Regardless of how they tweaked this setup, a market for marine conservation always reduced the costs of conservation. The model estimated savings could range from 37.4% all the way to 98% under the 30×30 target.

“It just highlighted how inefficient it is to require uniform conservation obligations from each nation,” Villaseñor-Derbez said. “After all, national boundaries don’t really overlap or line up with the distribution patterns of marine biodiversity.”

Savings were highest in a global market, where every nation stands to gain from trade. But a global market could inadvertently focus conservation efforts on only a single type of habitat, neglecting others. That was precisely why the team introduced the trade bubble constraint.

“When nations facing large costs are allowed to trade, they can ask themselves ‘should I conserve in my waters at this high cost, or can I find someone in my bubble that has habitat just as good as mine but at a lower price?'” Villaseñor-Derbez said. The same would be true for a selling nation. They could decide whether to conserve more than they are required depending on the trading price.

Of course, a country could always go it alone, fulfilling their conservation obligations (and theirs alone) entirely within their own territory. Indeed, this is precisely how the 30×30 initiative currently looks. But the authors’ analysis suggests that very few countries will.
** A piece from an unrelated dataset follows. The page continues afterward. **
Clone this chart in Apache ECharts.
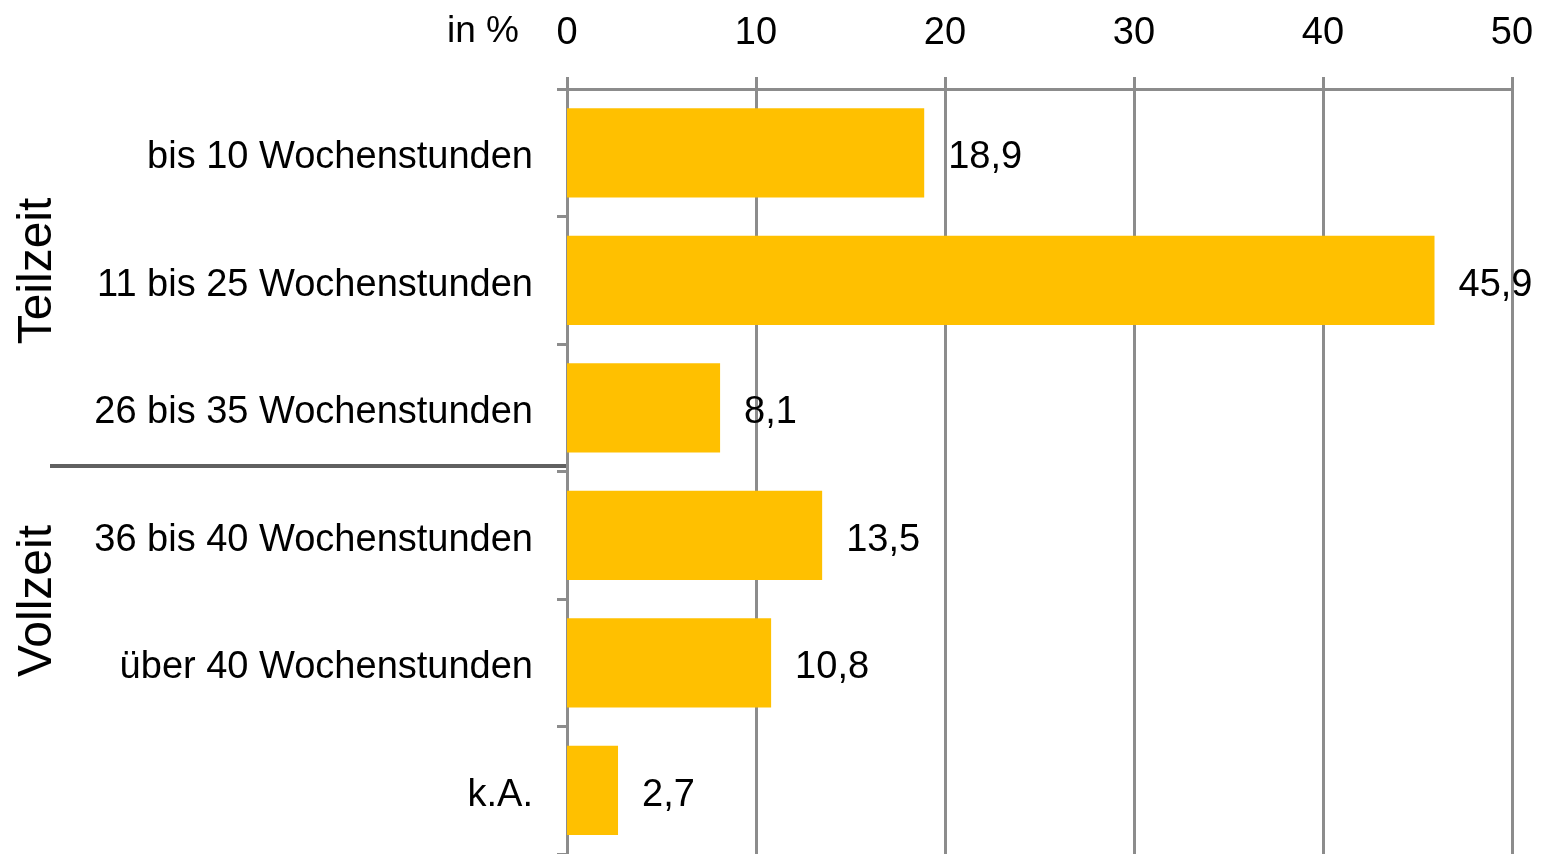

Most find it far more economical to either buy or sell conservation obligations.

Conservation colonialism vs. fair compensation

If a market system were established, some might wonder what would prevent wealthy nations from simply “paying off” their conservation obligations and offloading them onto poorer nations. For Costello, Villaseñor-Derbez and Plantinga, the market itself offers a solution. “All such exchanges are purely voluntary,” said Plantinga, who heads emLab’s Productive Landscapes Group. “The selling nation (the poor country in this example) only engages in trade if they find it advantageous.”

In fact, the market could be a boon for developing nations. The current 30×30 scheme requires even a cash-poor country with high conservation to conserve 30% of its territorial waters. The market approach offers a degree of flexibility: The country can weigh their finances against their conservation costs. They can then decide how much of their obligation to fulfill within their own waters, how much to buy from another nation, and how much to offer up for sale. This flexibility is not possible under the current approach to 30×30.

This system could also incentivize habitat restoration, target No. 2 of the GBF. Nations that tend to specialize in exploiting marine resources could compensate those who specialize in conserving marine biodiversity. “Our approach provides an explicit payment for conserving marine ecosystems,” Costello said. “Under the current system, there is rarely a payment to conserve.”

Lowering costs incentivizes action. This measurable effect is a central tenet of economics employed by governments, companies and industries across sectors and countries. So why not harness this principle for conservation? According to the authors, these savings could be redirected towards solving other pressing issues.